CEO Steve Johnson said: “Although we remain cautious, we are beginning to see some early signs of progress.”

In June last year, the company set out a new strategy and key to this is the company’s ongoing rationalisation of its portfolio to focus on its star brands. These include size inclusive fashion and beauty brand Simply Be that targets women aged between 25 and 45; Jacamo, which is the men's equivalent of Simply Be, although its age range goes up to 50; JD Williams, the own-label and third-party online shop that targets 45 to 65 year old women; Ambrose Wilson, the brand that reaches out to women aged 65+; and Home Essentials. This is an own-label and third-party offer targeting mothers age 25 to 45 to help them "dress their homes”. 

It makes what was a sprawling brand portfolio more concise. Although the company still has other brands, it has reduced its total portfolio by 25% to nine labels. For instance, it closed the Figleaves e-store and that intimates offer is now available on Simply Be.

To support all this, the company “refreshed the creative style across apparel brands to support our brands' clearer, more focused propositions and to build stronger brand identities”.  This came with new campaigns and an accelerated use of social media that has delivered "encouraging results”. During the year, revenue generated via social media was up 27%, with a total of 1.9m followers across Facebook and Instagram, of which 14% were new.

FUTURE FOCUS

For the year ahead, the company said it’s “now focused on acquiring new customers in our core target segments, particularly those where N Brown is under-represented today”. The successful equity raise, will help here and it will expand the presence of the core retail brands through increased investment in brand-building activity and more specific, targeted activity through digital and social channels.

This will mean “a significant focus on social media for Simply Be and Jacamo, and a focus on broadcast campaigns for JD Williams and Home Essentials”.

It will also accelerate initiatives around “improving our product hand-writing, transforming our pricing architecture and driving our sustainability agenda”. 
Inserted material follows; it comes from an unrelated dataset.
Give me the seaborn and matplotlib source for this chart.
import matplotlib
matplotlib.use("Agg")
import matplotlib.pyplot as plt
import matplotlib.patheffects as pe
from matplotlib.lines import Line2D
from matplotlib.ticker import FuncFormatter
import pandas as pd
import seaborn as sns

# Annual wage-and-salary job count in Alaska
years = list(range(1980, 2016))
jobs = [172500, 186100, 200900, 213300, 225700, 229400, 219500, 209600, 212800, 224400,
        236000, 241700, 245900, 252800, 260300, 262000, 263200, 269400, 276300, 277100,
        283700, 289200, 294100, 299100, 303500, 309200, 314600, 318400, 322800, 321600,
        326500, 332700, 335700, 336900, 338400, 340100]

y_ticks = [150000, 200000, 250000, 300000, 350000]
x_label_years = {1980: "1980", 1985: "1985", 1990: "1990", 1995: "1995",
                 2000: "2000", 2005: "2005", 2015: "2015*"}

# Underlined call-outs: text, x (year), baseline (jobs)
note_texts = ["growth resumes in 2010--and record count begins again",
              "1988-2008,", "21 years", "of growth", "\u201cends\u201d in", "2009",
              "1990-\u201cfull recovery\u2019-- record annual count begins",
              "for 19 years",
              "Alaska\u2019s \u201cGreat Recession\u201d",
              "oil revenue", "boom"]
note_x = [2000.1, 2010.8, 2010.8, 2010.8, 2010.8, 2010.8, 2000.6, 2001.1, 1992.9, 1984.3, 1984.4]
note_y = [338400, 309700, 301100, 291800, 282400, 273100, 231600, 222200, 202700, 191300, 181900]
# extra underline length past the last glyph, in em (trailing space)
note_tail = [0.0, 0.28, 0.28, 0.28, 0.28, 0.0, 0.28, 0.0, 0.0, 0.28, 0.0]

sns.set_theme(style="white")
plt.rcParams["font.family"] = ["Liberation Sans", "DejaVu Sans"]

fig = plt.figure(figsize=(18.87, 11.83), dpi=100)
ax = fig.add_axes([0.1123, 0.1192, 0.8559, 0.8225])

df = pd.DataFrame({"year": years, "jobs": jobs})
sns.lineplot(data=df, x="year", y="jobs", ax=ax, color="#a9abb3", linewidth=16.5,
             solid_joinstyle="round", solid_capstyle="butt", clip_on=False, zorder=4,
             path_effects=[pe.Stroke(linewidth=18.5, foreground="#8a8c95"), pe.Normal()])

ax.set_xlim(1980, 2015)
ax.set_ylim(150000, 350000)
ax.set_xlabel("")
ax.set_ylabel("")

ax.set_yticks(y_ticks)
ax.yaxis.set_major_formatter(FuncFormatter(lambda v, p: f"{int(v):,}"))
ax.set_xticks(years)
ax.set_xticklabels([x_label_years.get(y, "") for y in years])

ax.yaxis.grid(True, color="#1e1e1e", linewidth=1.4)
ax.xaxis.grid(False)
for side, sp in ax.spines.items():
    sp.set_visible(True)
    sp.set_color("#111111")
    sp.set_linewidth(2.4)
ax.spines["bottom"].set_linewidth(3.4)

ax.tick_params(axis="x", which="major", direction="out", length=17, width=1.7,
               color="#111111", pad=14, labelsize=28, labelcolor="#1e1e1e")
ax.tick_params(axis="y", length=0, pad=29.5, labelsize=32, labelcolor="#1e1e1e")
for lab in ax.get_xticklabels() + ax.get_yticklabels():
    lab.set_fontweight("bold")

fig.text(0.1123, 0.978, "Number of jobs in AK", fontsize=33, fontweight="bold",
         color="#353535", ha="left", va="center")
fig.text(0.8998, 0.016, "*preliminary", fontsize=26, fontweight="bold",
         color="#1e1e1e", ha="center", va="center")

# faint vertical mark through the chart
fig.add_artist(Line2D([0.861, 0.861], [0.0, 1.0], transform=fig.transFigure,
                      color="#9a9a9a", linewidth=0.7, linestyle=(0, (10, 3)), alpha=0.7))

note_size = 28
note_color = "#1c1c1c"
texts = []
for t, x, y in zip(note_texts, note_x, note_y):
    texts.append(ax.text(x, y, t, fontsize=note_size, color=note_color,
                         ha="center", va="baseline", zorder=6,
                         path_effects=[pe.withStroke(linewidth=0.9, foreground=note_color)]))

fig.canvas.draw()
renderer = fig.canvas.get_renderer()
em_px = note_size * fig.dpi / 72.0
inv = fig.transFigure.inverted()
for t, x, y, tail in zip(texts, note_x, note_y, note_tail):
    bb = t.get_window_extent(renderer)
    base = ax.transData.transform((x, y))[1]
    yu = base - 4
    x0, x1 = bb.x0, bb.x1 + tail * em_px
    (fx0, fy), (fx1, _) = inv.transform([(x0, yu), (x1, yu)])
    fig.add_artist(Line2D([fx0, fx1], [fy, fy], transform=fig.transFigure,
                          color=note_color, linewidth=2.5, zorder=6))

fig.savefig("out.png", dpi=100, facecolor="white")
And it plans to enhance its digital offer. It has already implemented Bloomreach technology across its strategic brands. This uses machine learning and artificial intelligence to offer advanced merchandising tools and includes the ability to personalise its approach. Bloomreach has already driven a 19% increase in click-through rates from search to the relevant product page and a 55% reduction in 'zero results' across its strategic brands' websites. Following the equity raise, the year ahead will see it upgrading its websites further.